**WHAT TO DO**
Working from the top of the listing below, retype each line through the line containing "const separators = [0.4716,1.5037,2.526,3.528];", both included, with no pictures.

**DATA SECTION**
^^^^

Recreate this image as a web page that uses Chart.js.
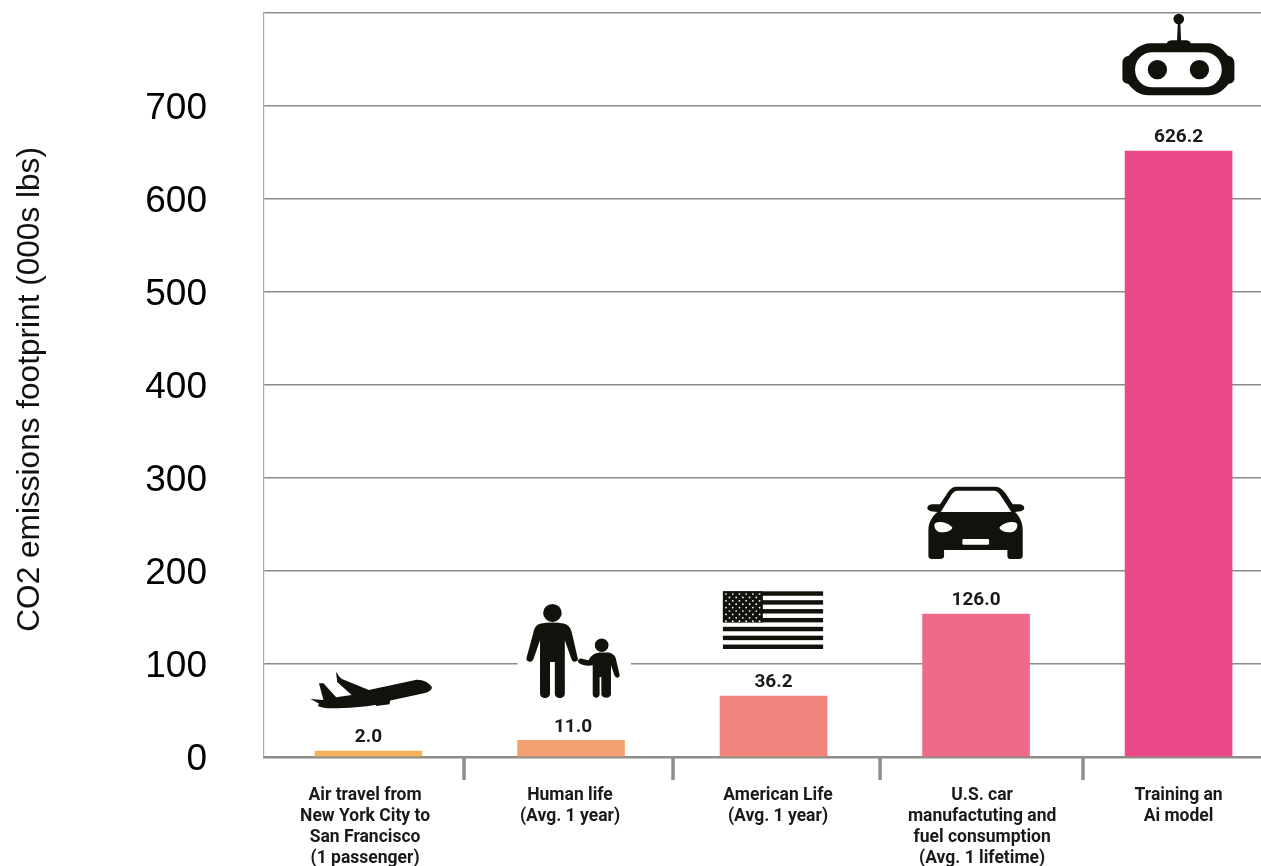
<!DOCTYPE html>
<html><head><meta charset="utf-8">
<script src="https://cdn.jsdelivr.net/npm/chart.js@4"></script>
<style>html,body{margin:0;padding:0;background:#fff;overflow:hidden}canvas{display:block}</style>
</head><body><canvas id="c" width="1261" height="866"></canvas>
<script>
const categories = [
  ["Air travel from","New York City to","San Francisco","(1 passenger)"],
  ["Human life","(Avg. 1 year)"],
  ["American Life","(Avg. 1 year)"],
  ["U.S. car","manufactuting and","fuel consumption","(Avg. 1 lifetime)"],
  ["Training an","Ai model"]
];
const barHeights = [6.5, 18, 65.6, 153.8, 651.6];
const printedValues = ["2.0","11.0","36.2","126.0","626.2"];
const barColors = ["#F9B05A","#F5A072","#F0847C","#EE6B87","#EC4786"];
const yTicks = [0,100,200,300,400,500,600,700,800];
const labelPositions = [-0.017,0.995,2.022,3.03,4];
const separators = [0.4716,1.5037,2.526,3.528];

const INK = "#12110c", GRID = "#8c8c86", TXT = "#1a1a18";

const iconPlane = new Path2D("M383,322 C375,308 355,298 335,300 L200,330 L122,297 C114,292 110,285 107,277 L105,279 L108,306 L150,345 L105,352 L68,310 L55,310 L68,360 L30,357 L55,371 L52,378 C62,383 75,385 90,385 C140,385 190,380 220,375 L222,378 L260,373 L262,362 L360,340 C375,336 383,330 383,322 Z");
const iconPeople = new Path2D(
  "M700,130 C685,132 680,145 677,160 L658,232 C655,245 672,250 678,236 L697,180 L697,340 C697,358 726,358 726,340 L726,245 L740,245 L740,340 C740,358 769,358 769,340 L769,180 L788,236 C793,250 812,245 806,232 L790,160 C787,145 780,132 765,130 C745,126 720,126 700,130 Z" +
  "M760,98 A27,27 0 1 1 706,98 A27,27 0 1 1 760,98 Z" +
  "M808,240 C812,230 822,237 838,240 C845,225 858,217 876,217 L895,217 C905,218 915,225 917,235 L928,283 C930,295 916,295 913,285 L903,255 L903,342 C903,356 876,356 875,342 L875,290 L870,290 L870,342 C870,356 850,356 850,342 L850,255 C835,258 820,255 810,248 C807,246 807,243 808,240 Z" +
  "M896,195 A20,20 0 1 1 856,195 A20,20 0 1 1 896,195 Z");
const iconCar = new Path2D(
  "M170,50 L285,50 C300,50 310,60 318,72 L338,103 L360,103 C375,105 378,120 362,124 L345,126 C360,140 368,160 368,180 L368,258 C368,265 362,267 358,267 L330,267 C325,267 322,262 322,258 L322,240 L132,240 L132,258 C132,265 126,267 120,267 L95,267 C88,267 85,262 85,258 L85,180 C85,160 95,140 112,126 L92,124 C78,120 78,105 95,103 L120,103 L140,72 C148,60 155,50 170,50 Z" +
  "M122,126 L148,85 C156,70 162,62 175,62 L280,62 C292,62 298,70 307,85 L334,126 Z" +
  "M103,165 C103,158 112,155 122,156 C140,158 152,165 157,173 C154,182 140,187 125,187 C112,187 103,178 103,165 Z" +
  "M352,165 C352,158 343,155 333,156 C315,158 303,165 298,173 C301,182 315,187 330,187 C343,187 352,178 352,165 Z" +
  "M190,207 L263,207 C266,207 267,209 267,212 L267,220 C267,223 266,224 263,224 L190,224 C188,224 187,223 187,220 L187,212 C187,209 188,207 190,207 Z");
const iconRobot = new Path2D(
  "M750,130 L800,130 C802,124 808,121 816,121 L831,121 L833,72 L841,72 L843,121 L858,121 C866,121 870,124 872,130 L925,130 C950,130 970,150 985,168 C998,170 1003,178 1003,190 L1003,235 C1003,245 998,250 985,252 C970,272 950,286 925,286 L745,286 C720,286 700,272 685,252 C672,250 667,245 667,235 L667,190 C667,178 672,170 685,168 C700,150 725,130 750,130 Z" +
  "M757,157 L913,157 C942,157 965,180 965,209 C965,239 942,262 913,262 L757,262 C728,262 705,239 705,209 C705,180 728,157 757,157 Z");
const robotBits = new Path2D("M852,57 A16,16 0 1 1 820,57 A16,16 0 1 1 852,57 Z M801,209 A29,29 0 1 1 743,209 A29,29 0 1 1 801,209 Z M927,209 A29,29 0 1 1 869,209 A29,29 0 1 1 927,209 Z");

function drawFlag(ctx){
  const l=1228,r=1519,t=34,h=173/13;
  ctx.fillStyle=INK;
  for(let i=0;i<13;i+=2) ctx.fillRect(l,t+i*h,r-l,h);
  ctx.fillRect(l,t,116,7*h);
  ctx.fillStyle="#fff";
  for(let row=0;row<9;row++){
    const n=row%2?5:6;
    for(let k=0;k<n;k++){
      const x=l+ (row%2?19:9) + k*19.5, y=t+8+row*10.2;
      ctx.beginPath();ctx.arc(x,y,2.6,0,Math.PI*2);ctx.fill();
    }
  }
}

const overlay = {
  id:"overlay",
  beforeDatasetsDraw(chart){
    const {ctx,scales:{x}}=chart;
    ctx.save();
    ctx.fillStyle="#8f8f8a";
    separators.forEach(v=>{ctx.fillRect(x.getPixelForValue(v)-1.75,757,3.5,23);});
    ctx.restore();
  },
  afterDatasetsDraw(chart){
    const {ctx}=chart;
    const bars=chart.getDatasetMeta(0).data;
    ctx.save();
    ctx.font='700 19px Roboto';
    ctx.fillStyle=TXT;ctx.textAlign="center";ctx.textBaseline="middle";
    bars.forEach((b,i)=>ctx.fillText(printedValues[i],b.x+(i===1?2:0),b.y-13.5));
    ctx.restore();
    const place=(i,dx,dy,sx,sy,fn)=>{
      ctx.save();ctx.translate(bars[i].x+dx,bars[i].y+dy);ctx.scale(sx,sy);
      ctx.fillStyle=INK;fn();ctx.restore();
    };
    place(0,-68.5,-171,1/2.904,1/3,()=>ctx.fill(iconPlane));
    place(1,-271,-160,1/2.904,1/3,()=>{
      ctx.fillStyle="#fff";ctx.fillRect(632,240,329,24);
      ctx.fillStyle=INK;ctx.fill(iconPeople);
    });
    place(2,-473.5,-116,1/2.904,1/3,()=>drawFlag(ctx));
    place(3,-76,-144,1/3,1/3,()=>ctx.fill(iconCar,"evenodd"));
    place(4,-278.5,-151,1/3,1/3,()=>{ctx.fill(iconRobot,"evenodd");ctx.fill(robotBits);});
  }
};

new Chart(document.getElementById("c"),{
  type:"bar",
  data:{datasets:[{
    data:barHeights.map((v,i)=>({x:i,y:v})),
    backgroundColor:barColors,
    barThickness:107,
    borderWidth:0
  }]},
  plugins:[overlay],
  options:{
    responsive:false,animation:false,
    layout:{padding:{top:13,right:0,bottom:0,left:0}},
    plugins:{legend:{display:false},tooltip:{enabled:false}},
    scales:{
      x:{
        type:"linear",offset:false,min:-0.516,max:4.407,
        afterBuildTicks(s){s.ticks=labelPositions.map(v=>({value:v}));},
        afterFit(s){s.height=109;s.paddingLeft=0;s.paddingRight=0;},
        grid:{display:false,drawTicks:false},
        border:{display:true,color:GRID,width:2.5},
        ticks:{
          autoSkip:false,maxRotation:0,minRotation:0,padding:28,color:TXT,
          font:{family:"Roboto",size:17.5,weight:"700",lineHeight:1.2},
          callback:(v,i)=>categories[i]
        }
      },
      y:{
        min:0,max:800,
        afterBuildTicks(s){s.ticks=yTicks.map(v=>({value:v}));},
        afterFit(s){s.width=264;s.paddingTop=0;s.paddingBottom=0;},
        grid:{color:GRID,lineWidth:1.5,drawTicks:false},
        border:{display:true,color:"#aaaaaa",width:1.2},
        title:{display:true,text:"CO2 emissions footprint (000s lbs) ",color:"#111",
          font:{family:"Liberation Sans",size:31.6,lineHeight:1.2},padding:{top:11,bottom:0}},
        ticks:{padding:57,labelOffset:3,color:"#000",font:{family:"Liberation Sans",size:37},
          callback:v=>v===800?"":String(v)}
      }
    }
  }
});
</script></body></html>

^^^^

**WRITTEN ANSWER**
Recreate this image as a web page that uses Chart.js.
<!DOCTYPE html>
<html><head><meta charset="utf-8">
<script src="https://cdn.jsdelivr.net/npm/chart.js@4"></script>
<style>html,body{margin:0;padding:0;background:#fff;overflow:hidden}canvas{display:block}</style>
</head><body><canvas id="c" width="1261" height="866"></canvas>
<script>
const categories = [
  ["Air travel from","New York City to","San Francisco","(1 passenger)"],
  ["Human life","(Avg. 1 year)"],
  ["American Life","(Avg. 1 year)"],
  ["U.S. car","manufactuting and","fuel consumption","(Avg. 1 lifetime)"],
  ["Training an","Ai model"]
];
const barHeights = [6.5, 18, 65.6, 153.8, 651.6];
const printedValues = ["2.0","11.0","36.2","126.0","626.2"];
const barColors = ["#F9B05A","#F5A072","#F0847C","#EE6B87","#EC4786"];
const yTicks = [0,100,200,300,400,500,600,700,800];
const labelPositions = [-0.017,0.995,2.022,3.03,4];
const separators = [0.4716,1.5037,2.526,3.528];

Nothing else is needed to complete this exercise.